One of them, "Monty Python and the the Holy Grail," is the basis for the Broadway show Idle concocted with the tunesmithing assistance of John Du Prez. Booth Tarkington Civic Theatre is into the second weekend of a three-weekend run  at its home base, the Tarkington at Carmel's Center for the Performing Arts.

Friday's performance, with musical direction by Brent E. Marty keeping the peppy pit band and the singers coordinated, set the pulse racing from the overture onward into the show's pseudo-false start, "The Fisch Schlapping Song." In that mock-folk number set in a mythical Finland, everything fell in place zanily, with the piscine props and angular poses moving smartly to Anne Nicole Beck's choreography.

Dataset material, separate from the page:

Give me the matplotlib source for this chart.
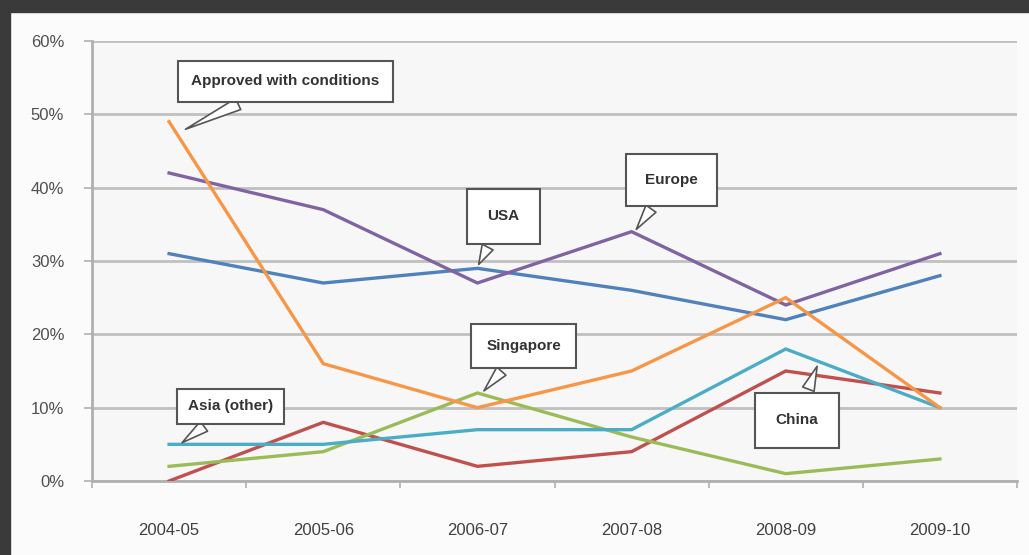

About those multiple satirical targets: "Spamalot" picks up on the broad travesty of the Arthurian legends that made "Monty Python and the Holy Grail" such a hit. That's the scenario that includes all the characters, from the Black Knight through the Knights that Say Ni to the Killer Rabbit, encountered by King Arthur and his seriously challenged Round Table knights in their quest for the Holy Grail.

King Arthur discourses volubly to his taken-for-granted sidekick, Patsy.
Thrown into that mixture is its self-consciousness as a show full of Broadway cliches, notably in "The Song That Goes Like This." That mock love duet was one of the highlights of Bill Book's effusive characterization of King Arthur, joined to the flamboyant egocentricity of the Lady of the Lake, as played by Katie Schuman. Any plausibility (and who needs that in a show like this?) is blown to smithereens by the time some audience participation comes into play with the discovery of the Holy Grail out among the well-filled seats at the Tarkington.

Schuman's voice was well-suited to impersonating divas of several types, especially the Motown touches that "Find Your Grail" is subject to as it is put through an R&B-ballad blender late in the first act.

Other splendid performances were turned in by Parrish Williams as Arthur's sidekick, Patsy, coconut shells ever at the ready to supply hoof beats, and Stuart Mill as the none-too-valiant Sir Robin. Mill shone particularly in Robin's friendly warning to Arthur, "You Won't Succeed on Broadway." The ensemble kicks in, as it does on so many numbers, to put the point across with hilarious overstatement. The only one, in fact, that fell short on brilliance was "His Name Is Lancelot," which needed more egregious caricature of gays in show-biz mode.

No Pythonesque invitation to offend can be ignored in a production of this show, and Civic's version, under Robert Sorbera's full-bore direction, seemed willing to take that chance in every other instance.
God is a barefoot scold and bully, and any holiness that clings to the Grail is rubbed off with enthusiasm. Civic's hard-working ensemble is game to play up all possible parody elements, from cheerleaders to nuns 'n' monks.

The look of the show is stunning, especially in the introduction of the Lady of the Lake — one of the particularly well-designed triumphs of the Koharchik brothers — Robert (set) and Ryan (lighting). The rest of the design team also turns in first-rate work.

All the ridiculousness the audience is asked to take in serves the show's purpose. That purpose seems obvious, but defies being put into a straightforward description. "Monty Python's Spamalot" is simply The Show That Goes Like This.